MADISON, Wis. (AP) -- Republicans closed in on victory Monday in their fight to lure a giant iron mine to northwestern Wisconsin, pushing a bill that would overhaul the state's mining regulations through the Legislature's budget committee and setting up final votes in the coming days.
The Joint Finance Committee approved the bill on a 12-4 party-line vote, clearing the way for approval Wednesday in the state Senate and next week in the Assembly. With Republicans in control of both houses and GOP Gov. Scott Walker touting the bill as his signature job-creation plan, the measure appears close to becoming law.
"There is going to be a huge economic revival in (northwestern Wisconsin)," Sen. Alberta Darling, R-River Hills, the co-chairwoman of the finance committee, told members.
Republicans have been working for nearly two years to help Gogebic Taconite open a massive open-pit iron mine in the Penokee Hills just south of Lake Superior. The company has pledged the project would create hundreds of jobs for the economically depressed region and thousands more for equipment manufacturers around the rest of the state. But the company wants state lawmakers to ease the regulatory path before it moves forward.

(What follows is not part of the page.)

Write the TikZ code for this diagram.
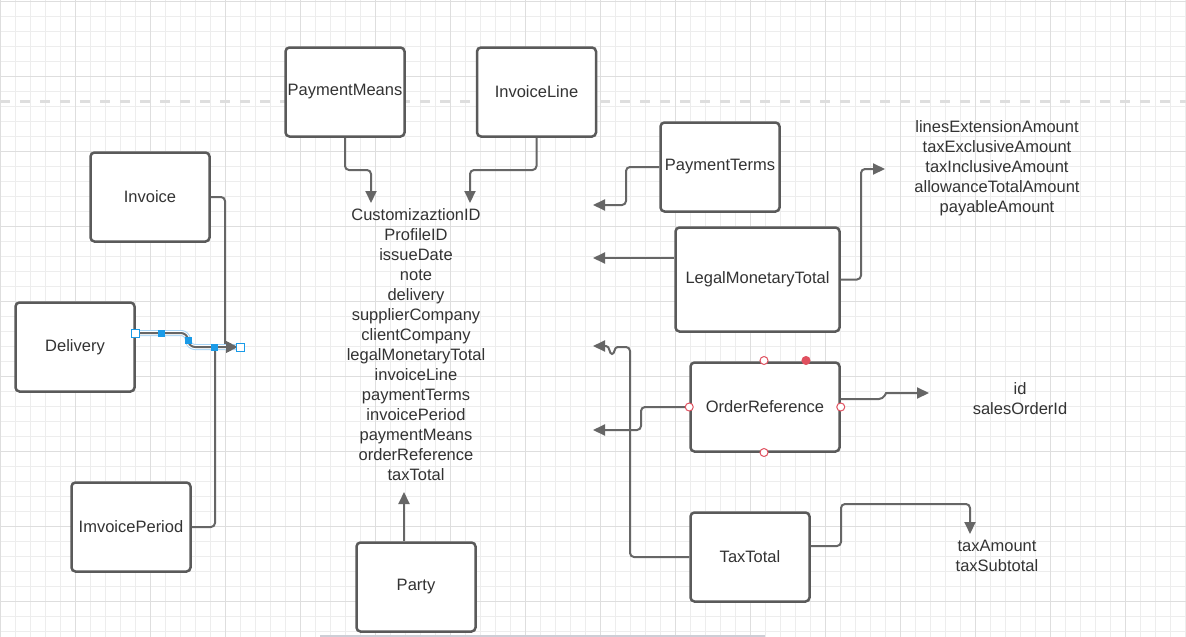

The GOP introduced a sweeping bill a year ago, sparking a fierce battle with Democrats and environmentalists who derided the proposal as a corporate give-away. They warned the company has exaggerated the job numbers and the bill would open the door to pollution that would devastate the pristine region. The measure failed by one vote in the Senate after moderate Republican Dale Schultz sided with Democrats against it.
Republicans re-introduced a slightly modified version of the bill this past January. Under the proposal, the state Department of Natural Resources would have up to 480 days to make a permitting decision. Right now the process is open-ended. The public would no longer be allowed to challenge a DNR permitting decision through contested cases — quasi-judicial proceedings similar to trials — until after the decision is made. Citizen lawsuits challenging DNR enforcement of mining standards would be barred. And any damage a mine causes to wetlands would be presumed necessary.
The bill has reignited the fight with conservationists, but this time Republicans have a larger majority in the Senate, making passage appear inevitable.
The finance committee's four Democrats ripped the bill Monday as a "sweetheart deal" for Gogebic Taconite. They tried to attach a half-dozen amendments to the bill Monday, including imposing a tax on ore a mining company extracts, removing a $2 million cap on permit application fees, allowing contested cases before the final decision and removing the presumption wetland damage is necessary and ensuring the DNR can't issue a permit unless the agency is certain the mine won't hurt the public.
"We seem hell-bent to move forward on a flawed bill," Rep. Cory Mason, D-Racine, said.
Darling told the Democrats she was getting tired of them misrepresenting the bill. She insisted the bill balances the environment with jobs. Rep. John Nygren, R-Marinette, the committee's co-chairman, argued people in northwestern Wisconsin are desperate for jobs.
Republicans killed every Democratic amendment on a party-line vote. The debate lasted only a little more than two hours.
"Wisconsin is one step closer to thousands of good-paying jobs in our state," Assembly Speaker Robin Vos, R-Burlington, said in a statement afterward. "This bill provides business a level of certainty that they need in order to invest in Wisconsin and our workforce."